Вы знаете, в советское время очень хорошо умели снимать телесериалы, причем с очень хорошим составом актеров, «Тени исчезают в полдень» можно вспомнить. Мне кажется, что если была бы у Смирнова возможность, были бы у него деньги – вот из этого фильма сделать бы серий 12-15 полнометражных и показывать их по вечерам. Вот это было бы вообще культурное событие! Я читал интервью со Смирновым, на форумах люди обсуждают – те, кто имеют отношение к постановке картины, говорят, что многое пришлось сократить, потому что не влезало в киноформат, видно, что какие-то связующие вставки отрезаны, и это должно было остаться на самом деле, бесспорно.
Теперь что касается реалий.

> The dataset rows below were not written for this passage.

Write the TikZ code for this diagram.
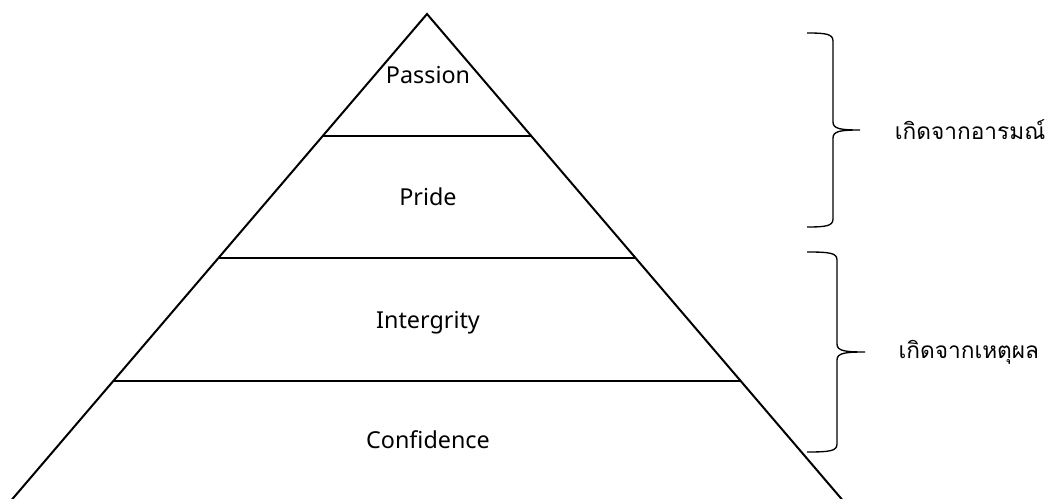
\documentclass[tikz,border=0pt]{standalone}
\usepackage{fontspec}
\setmainfont{Noto Sans}
\newfontfamily\thaifont[Script=Thai]{Loma}
\usetikzlibrary{calc,positioning}
\tikzstyle{side} = [line width=1.5pt, line join=miter]
\tikzstyle{layer} = [font=\fontsize{17.5}{20}\selectfont, inner sep=0pt, anchor=base]
\tikzstyle{reason} = [font=\thaifont\fontsize{17}{20}\selectfont, inner sep=0pt, anchor=west]
\tikzstyle{bracket} = [line width=1pt]
% #1 tip name, #2 end x, #3 back x, #4 tip x, #5 top y, #6 bottom y
\newcommand{\curlybrace}[6]{%
	\coordinate (#1) at (#4,{(#5+#6)/2});
	\draw[bracket] (#2,#5) .. controls ({#3-7},#5) and (#3,{#5+1}) .. (#3,{#5+8})
		-- (#3,{(#5+#6)/2-8}) .. controls (#3,{(#5+#6)/2-1}) and ({#3+8},{(#5+#6)/2}) .. (#1)
		.. controls ({#3+8},{(#5+#6)/2}) and (#3,{(#5+#6)/2+1}) .. (#3,{(#5+#6)/2+8})
		-- (#3,{#6-8}) .. controls (#3,{#6-1}) and ({#3-7},#6) .. (#2,#6);
}

\begin{document}
\begin{tikzpicture}[x=0.75pt, y=-0.75pt]
	\useasboundingbox (0,0) rectangle (1051,499);
	\clip (0,0) rectangle (1051,499);
	\coordinate (apex) at (427,14);
	\coordinate (baseL) at (9,503);
	\coordinate (baseR) at (845,503);
	\draw[side] (baseL) -- (apex) -- (baseR);
	\foreach \f in {0.25,0.5,0.75}
		\draw[side] ($(apex)!\f!(baseL)$) -- ($(apex)!\f!(baseR)$);

	\node[layer] (passion) at (428,84) {Passion};
	\node[layer] (pride) at (428,206) {Pride};
	\node[layer] (integrity) at (428,329) {Intergrity};
	\node[layer] (confidence) at (428,448) {Confidence};

	\curlybrace{emotion}{807}{833}{860}{33}{227}
	\curlybrace{reasoning}{807}{837}{865}{252}{452}
	\node[reason, right=26pt of emotion] (emotionlabel) {เกิดจากอารมณ์};
	\node[reason, right=25pt of reasoning] (reasonlabel) {เกิดจากเหตุผล};
\end{tikzpicture}
\end{document}
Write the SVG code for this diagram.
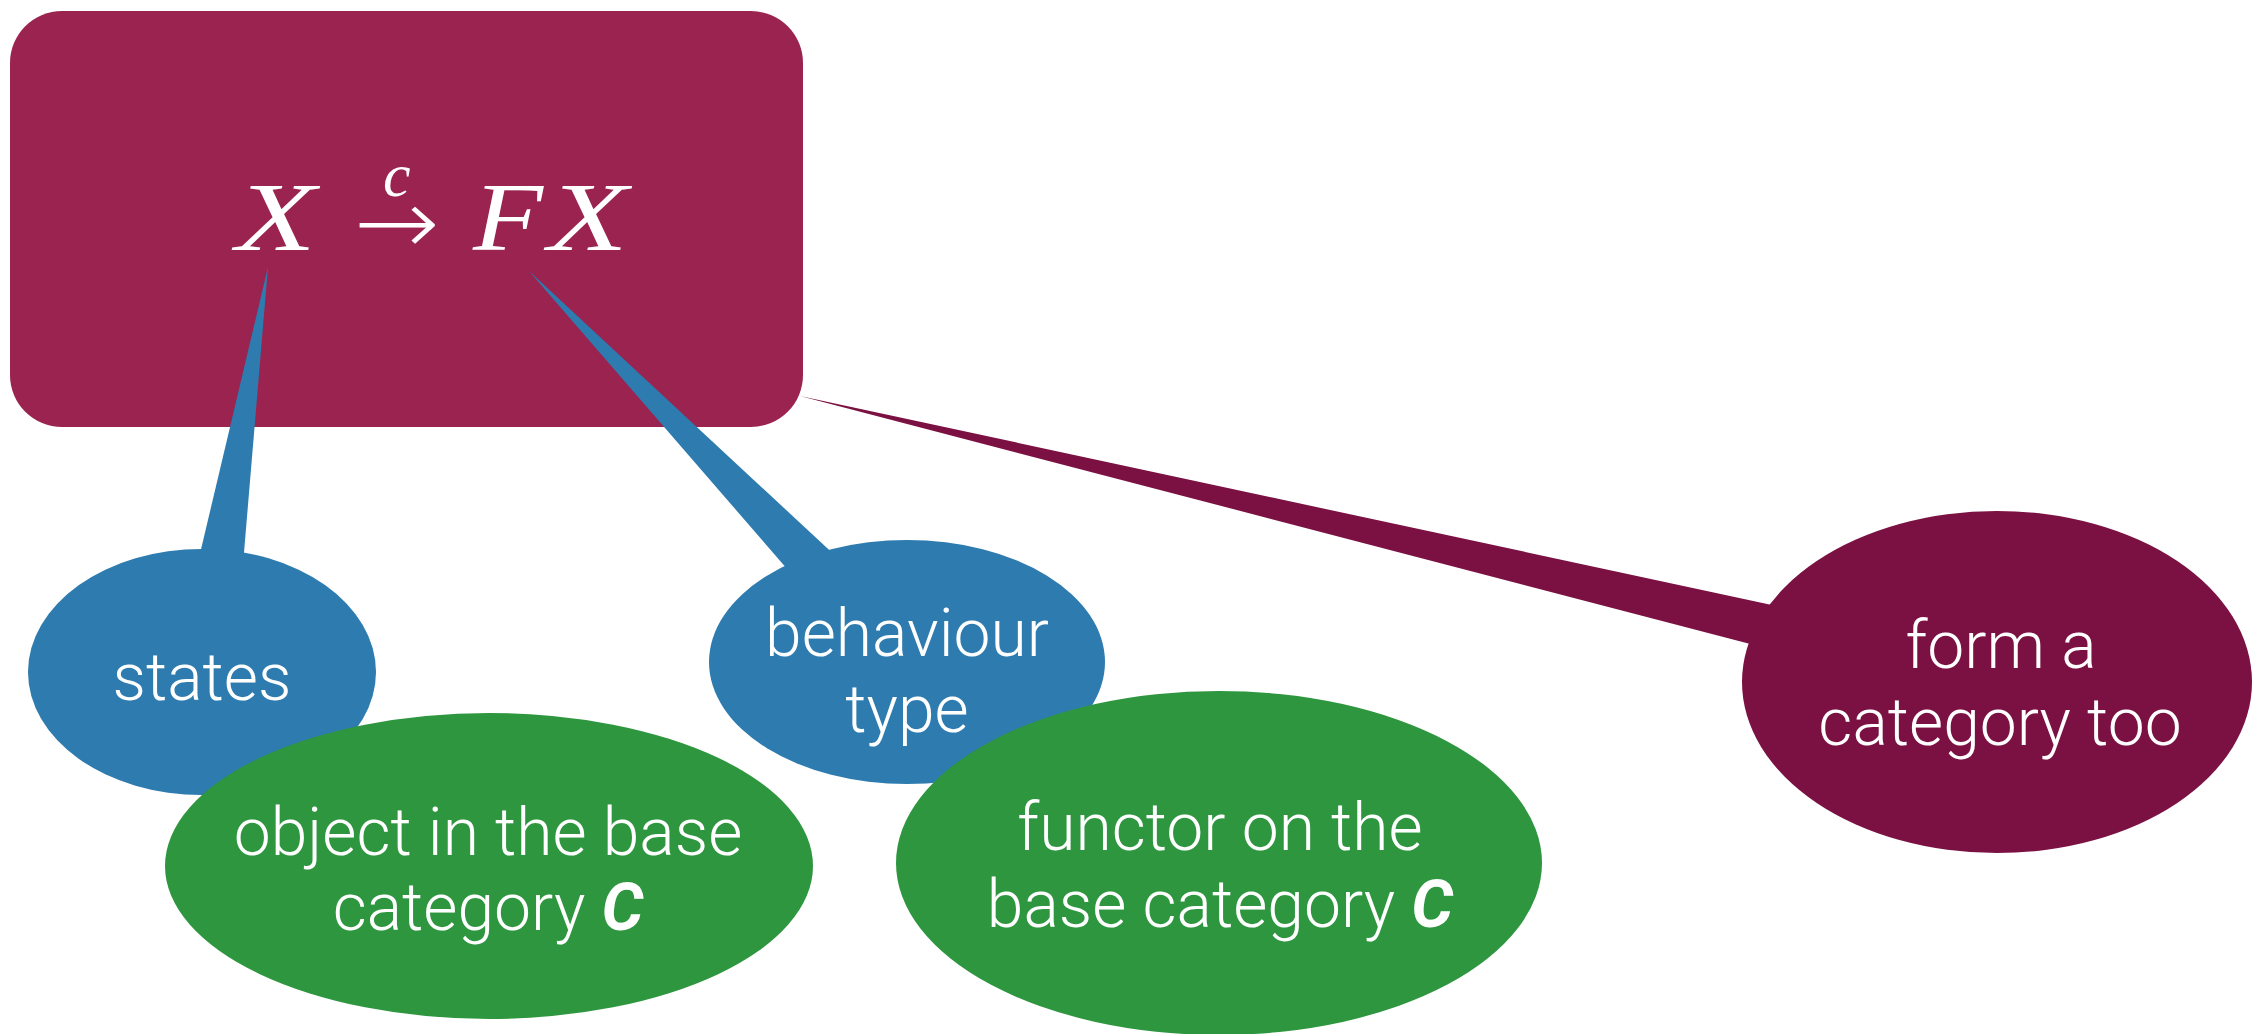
<svg xmlns="http://www.w3.org/2000/svg" width="2254" height="1034" viewBox="0 0 2254 1034">
  <style>
    .lbl { font-family: Roboto, "Liberation Sans", Arial, sans-serif; font-weight: 300; font-size: 66px; fill: #ffffff; text-anchor: middle; }
    .bc { font-weight: bold; font-style: italic; }
    .math { font-family: "Liberation Serif", "DejaVu Serif", serif; font-style: italic; fill: #ffffff; }
    .blue { fill: #2D7BAF; }
    .green { fill: #2E963F; }
    .maroon { fill: #7B1142; }
  </style>
  <rect width="2254" height="1034" fill="#ffffff"/>

  <g id="formula-box">
    <rect x="10" y="11" width="793" height="416" rx="52" ry="52" fill="#9B2350"/>
    <text class="math" x="236" y="250" font-size="98" textLength="80" lengthAdjust="spacingAndGlyphs">X</text>
    <text x="354" y="254" font-family="DejaVu Sans, sans-serif" font-weight="200" font-size="92" fill="#ffffff" textLength="86" lengthAdjust="spacingAndGlyphs">→</text>
    <text class="math" x="383" y="196" font-size="62">c</text>
    <text class="math" x="473" y="250" font-size="98" textLength="70" lengthAdjust="spacingAndGlyphs">F</text>
    <text class="math" x="548" y="250" font-size="98" textLength="80" lengthAdjust="spacingAndGlyphs">X</text>
  </g>

  <g id="connectors">
    <polygon class="maroon" points="800,396 1800,611 1800,657"/>
    <polygon class="blue" points="268,267 189,600 240,600"/>
    <polygon class="blue" points="529,271 814,600 883,600"/>
  </g>

  <g id="states">
    <ellipse class="blue" cx="202" cy="672" rx="174" ry="123"/>
    <text class="lbl" x="202" y="700">states</text>
  </g>

  <g id="object">
    <ellipse class="green" cx="489" cy="866" rx="324" ry="153"/>
    <text class="lbl" x="488" y="855">object in the base</text>
    <text class="lbl" x="488" y="930">category <tspan class="bc">C</tspan></text>
  </g>

  <g id="behaviour">
    <ellipse class="blue" cx="907" cy="662" rx="198" ry="122"/>
    <text class="lbl" x="907" y="656">behaviour</text>
    <text class="lbl" x="907" y="732">type</text>
  </g>

  <g id="functor">
    <ellipse class="green" cx="1219" cy="863" rx="323" ry="172"/>
    <text class="lbl" x="1220" y="850">functor on the</text>
    <text class="lbl" x="1220" y="927">base category <tspan class="bc">C</tspan></text>
  </g>

  <g id="category">
    <ellipse class="maroon" cx="1997" cy="682" rx="255" ry="171"/>
    <text class="lbl" x="2001" y="668">form a</text>
    <text class="lbl" x="2000" y="745">category too</text>
  </g>
</svg>
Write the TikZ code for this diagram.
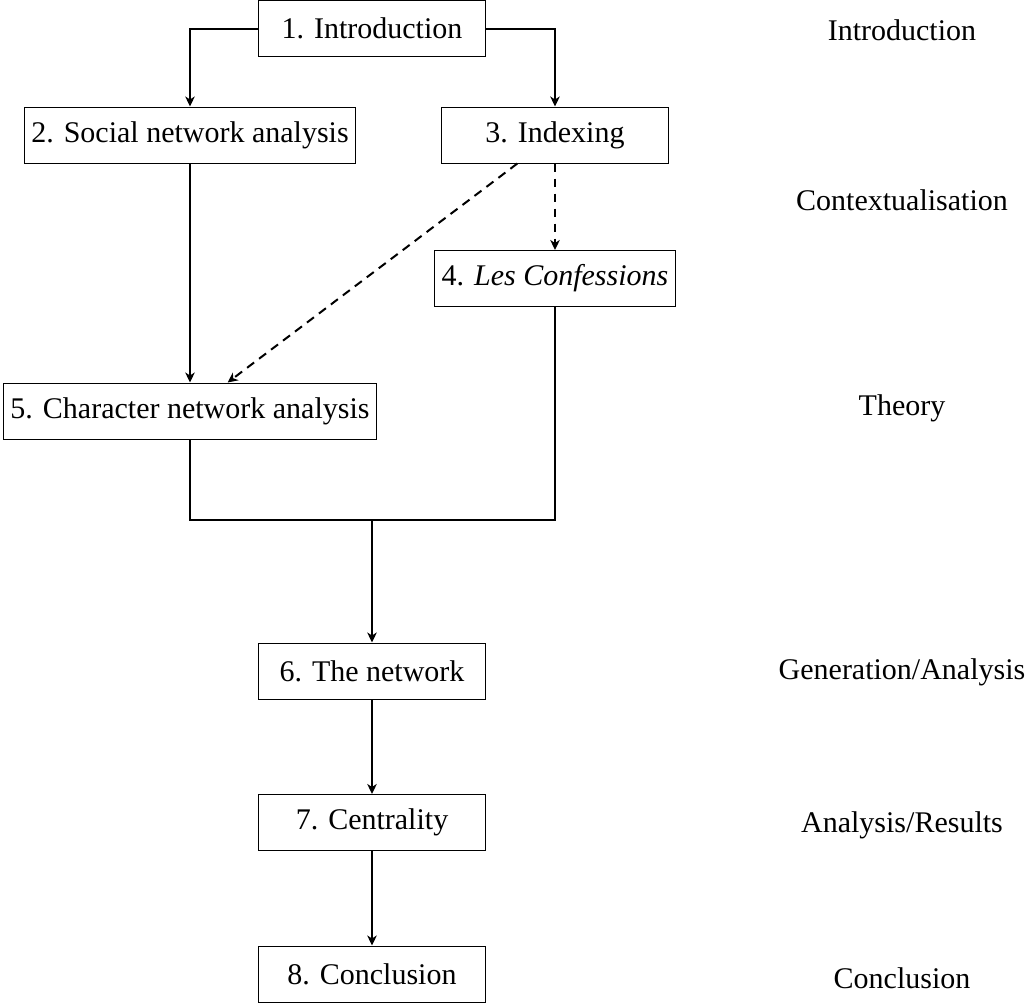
\documentclass[tikz,border=0pt]{standalone}
\usepackage{fontspec}
\setmainfont{Liberation Serif}
\usetikzlibrary{arrows.meta}
\begin{document}
\begin{tikzpicture}[x=0.4pt,y=-0.4pt,
  chap/.style={draw,line width=0.4pt,minimum width=90.8pt,minimum height=22.4pt,inner xsep=2.8pt,font=\fontsize{12}{14}\selectfont},
  part/.style={font=\fontsize{12}{14}\selectfont},
  link/.style={line width=0.8pt,-{Stealth[length=4pt,width=3.8pt,inset=1.2pt]}},
  plain/.style={line width=0.8pt},
  weak/.style={link,dash pattern=on 3.5pt off 2.5pt}]
\useasboundingbox (0,0) rectangle (1027,1002);
% chapter boxes
\node[chap] (c1) at (372,28.5) {1. Introduction};
\node[chap] (c2) at (190,135) {2. Social network analysis};
\node[chap] (c3) at (555,135) {3. Indexing};
\node[chap] (c4) at (555,278.5) {4. \textit{Les Confessions}};
\node[chap] (c5) at (190,411) {5. Character network analysis};
\node[chap] (c6) at (372,671) {6. The network};
\node[chap] (c7) at (372,822.5) {7. Centrality};
\node[chap] (c8) at (372,974) {8. Conclusion};
% part labels
\node[part] (p1) at (902,30) {Introduction};
\node[part] (p2) at (902,200) {Contextualisation};
\node[part] (p3) at (902,408) {Theory};
\node[part] (p4) at (902,672) {Generation/Analysis};
\node[part] (p5) at (902,825) {Analysis/Results};
\node[part] (p6) at (902,978) {Conclusion};
% connectors
\coordinate (j) at (372,520);
\draw[link] (c1.west) -| (c2.north);
\draw[link] (c1.east) -| (c3.north);
\draw[link] (c2.south) -- (c5.north);
\draw[weak] (c3) -- (c5);
\draw[weak] (c3.south) -- (c4.north);
\draw[plain] (c5.south) |- (j) -| (c4.south);
\draw[link] (j) -- (c6.north);
\draw[link] (c6.south) -- (c7.north);
\draw[link] (c7.south) -- (c8.north);
\end{tikzpicture}
\end{document}
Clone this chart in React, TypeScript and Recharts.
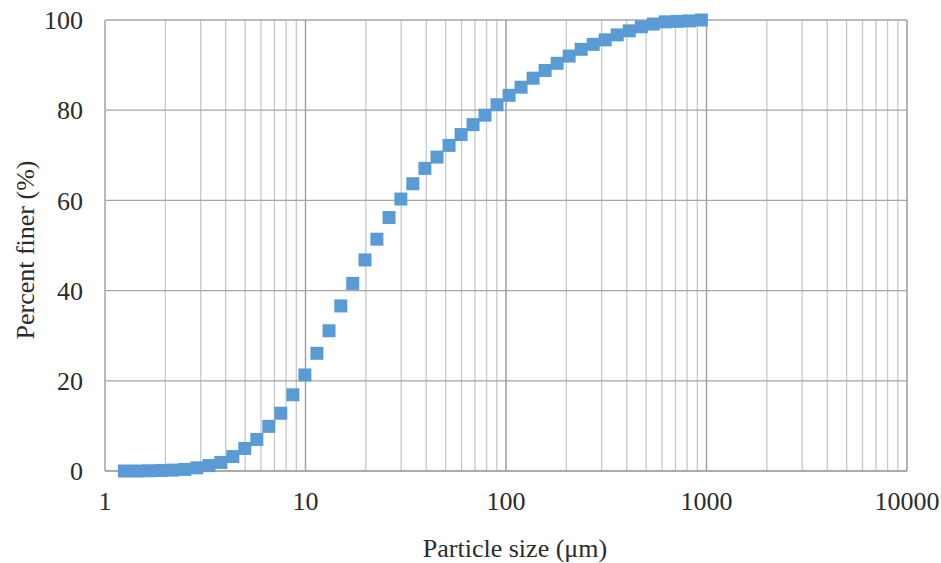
import { ScatterChart, Scatter, XAxis, YAxis, CartesianGrid, ReferenceLine } from "recharts"

// particle size (µm)
const sizes = [
  1.25, 1.44, 1.65, 1.9, 2.18, 2.5, 2.87, 3.3, 3.78, 4.34, 4.98, 5.72, 6.56, 7.53, 8.65, 9.93,
  11.4, 13.1, 15.0, 17.2, 19.8, 22.7, 26.1, 29.9, 34.3, 39.4, 45.3, 52.0, 59.7, 68.5, 78.6, 90.2,
  103.6, 118.9, 136.5, 156.7, 179.9, 206.5, 237.1, 272.2, 312.5, 358.8, 411.9, 472.9, 542.9, 623.2,
  715.5, 821.4, 943.0,
]

// cumulative percent finer
const finer = [
  0.0, 0.0, 0.05, 0.1, 0.2, 0.35, 0.7, 1.2, 1.9, 3.2, 5.0, 7.0, 9.9, 12.8, 16.9, 21.3,
  26.1, 31.1, 36.6, 41.6, 46.8, 51.4, 56.2, 60.3, 63.7, 67.1, 69.6, 72.2, 74.6, 76.8, 78.9, 81.2,
  83.3, 85.1, 87.1, 88.8, 90.4, 92.0, 93.5, 94.6, 95.6, 96.7, 97.6, 98.5, 99.1, 99.6,
  99.7, 99.8, 100,
]

const xMajor = [1, 10, 100, 1000, 10000]
const xMinor = [
  2, 3, 4, 5, 6, 7, 8, 9,
  20, 30, 40, 50, 60, 70, 80, 90,
  200, 300, 400, 500, 600, 700, 800, 900,
  2000, 3000, 4000, 5000, 6000, 7000, 8000, 9000,
]
const yTicks = [0, 20, 40, 60, 80, 100]

const data = sizes.map((x, i) => ({ x, y: finer[i] }))
const xTicks = [...xMajor, ...xMinor].sort((a, b) => a - b)

const font = "Liberation Serif, Times New Roman, serif"
const textColor = "#2b2b2b"
const FS = 26
const MARK = 13

function SquareMark(props: any) {
  const { cx, cy } = props
  if (cx == null || cy == null) return null
  return <rect x={cx - MARK / 2} y={cy - MARK / 2} width={MARK} height={MARK} fill="#5B9BD5" />
}

export default function App() {
  return (
    <div style={{ position: "absolute", left: 0, top: 0, width: 941, height: 563, background: "#fff", fontFamily: font }}>
      <ScatterChart width={941} height={563} margin={{ top: 20, right: 34, bottom: 0, left: 0 }}>
        <CartesianGrid stroke="#C8C8C8" strokeWidth={1.3} horizontal={false} />
        <CartesianGrid stroke="#A6A6A6" strokeWidth={1.3} vertical={false} />
        {xMajor.map((v) => (
          <ReferenceLine key={v} x={v} stroke="#A0A0A0" strokeWidth={1.3} />
        ))}
        <XAxis
          type="number"
          dataKey="x"
          scale="log"
          domain={[1, 10000]}
          ticks={xTicks}
          allowDataOverflow
          height={92}
          tickLine={false}
          tickSize={0}
          tickMargin={21}
          axisLine={{ stroke: "#A6A6A6", strokeWidth: 1.3 }}
          tick={{ fill: textColor, fontSize: FS, style: { fontFamily: font } }}
          tickFormatter={(v: number) => (xMajor.includes(v) ? String(v) : "")}
          interval={0}
          label={{
            content: () => (
              <text x={515} y={557} textAnchor="middle" fill={textColor} fontSize={FS} style={{ fontFamily: font }}>
                Particle size (μm)
              </text>
            ),
          }}
        />
        <YAxis
          type="number"
          dataKey="y"
          domain={[0, 100]}
          ticks={yTicks}
          width={105}
          tickLine={false}
          tickSize={0}
          tickMargin={22}
          axisLine={{ stroke: "#BFBFBF", strokeWidth: 1.3 }}
          tick={{ fill: textColor, fontSize: FS, style: { fontFamily: font } }}
          label={{
            content: () => (
              <text
                x={25}
                y={250}
                transform="rotate(-90 25 250)"
                textAnchor="middle"
                dominantBaseline="central"
                fill={textColor}
                fontSize={FS}
                style={{ fontFamily: font }}
              >
                Percent finer (%)
              </text>
            ),
          }}
        />
        <Scatter data={data} fill="#5B9BD5" shape={SquareMark} isAnimationActive={false} />
      </ScatterChart>
    </div>
  )
}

Я еще раз говорю, когда кино смотрит историк, тем более, если он смотрит кино, которое касается тематики, в которой он считает себя сведущим, любой человек субъективен, он, конечно, подсознательно, на самом деле, проверяет, совпадают ли его внутренние представления об этих событиях – потому что у каждого историка есть какое-то видение, кто тамбовским восстанием занимается – совпадает ли это видение с тем, что показано на экране. Вот здесь я еще раз хочу сказать, что, на мой взгляд, это совершенно было что-то такое… потрясающий эффект психологический, потрясающий, с появлением Шевчука на экране, который там 3 минуты в кадре. Во-первых, Юрий Шевчук – это человек, который сейчас занимает активную гражданскую позицию. И он миссионер, скажем так, то есть используя эти многотысячные стадионы, которые он собирает (а не многие уже на это способны), несмотря на свой возраст, он пытается говорить своим творчеством и в общении между песнями с аудиторией на значимые социальные темы. Никто не скажет, что он «капусту стрижет», выражаясь языком шоу-бизнеса, он разговаривает с людьми. И то, что это человек яркий, креативный, хотя это слово мне очень не нравится, это совершенно бесспорно. Но вот он двигает какую-то совершенно определенную идею, и она созвучна, например, тем взглядам, которых я придерживаюсь, социальным, политическим и т.д. А идея эта очень проста – человек должен быть личностью, не сдаваться ни в каких обстоятельствах, бороться за то, чтобы с его достоинством считались, и главная идея, что государство должно в гражданине своем ценить достоинство. Не гражданин для государства, человек не может быть удобрением, общество не может быть удобрением для государства. Вообще беда России, мы об этом в программах наших говорим, в том, что очень долго в русской истории общество было удобрением для великих целей – будь то идея империи или идея великого Советского Союза, не важно.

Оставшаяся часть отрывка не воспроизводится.